Chaque cellule fait tic-tac différemment
Les scientifiques ont également pu montrer que la lecture des gènes ne se fait pas en continu, mais par lots, Par exemple, l’infection par le virus réveille des centaines de gènes de leur sommeil de Belle au bois dormant et provoque leur lecture dans les heures qui suivent l’entrée du virus dans la cellule. Cela active surtout les gènes qui aident les cellules à combattre l’infection. Cela explique également pourquoi les cellules présentent souvent des différences si marquées dans leurs profils d’ARN et pourquoi certaines cellules sont capables d’attaquer les virus immédiatement et d’autres pas encore à ce moment-là. Chaque cellule suit son propre rythme : par exemple, des cellules ayant des profils d’ARN initialement identiques présentent des ARN complètement différents à l’intérieur de leur cellule après seulement quelques jours.
Protection contre les maladies auto-immunes ?
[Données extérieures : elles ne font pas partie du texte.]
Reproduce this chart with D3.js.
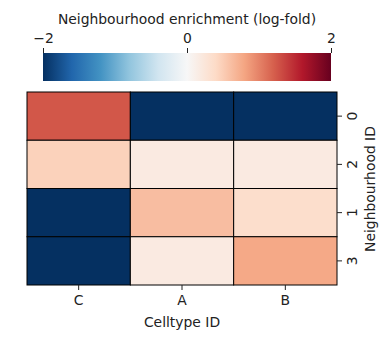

Le principe on/off de l’activation des gènes cellulaires a probablement une fonction très importante pour notre corps. Si tous les gènes qui servent à la lutte contre les virus étaient produits en permanence par chaque cellule du corps, cela pourrait entraîner de fausses réactions et des maladies auto-immunes. En activant les gènes au bon moment, le système immunitaire peut créer un environnement protecteur sans risque de fausses réactions nocives. Par exemple, certains mécanismes ne sont pleinement fonctionnels que dans un petit nombre de cellules du corps. Ces cellules « sentinelles » sont alors capables, par exemple, de reconnaître un virus envahissant et de le combattre efficacement. Et ils informent les autres cellules, qui alimentent alors également l’arsenal de défense complet et activent les gènes correspondants pour contrôler l’infection et bannir le danger.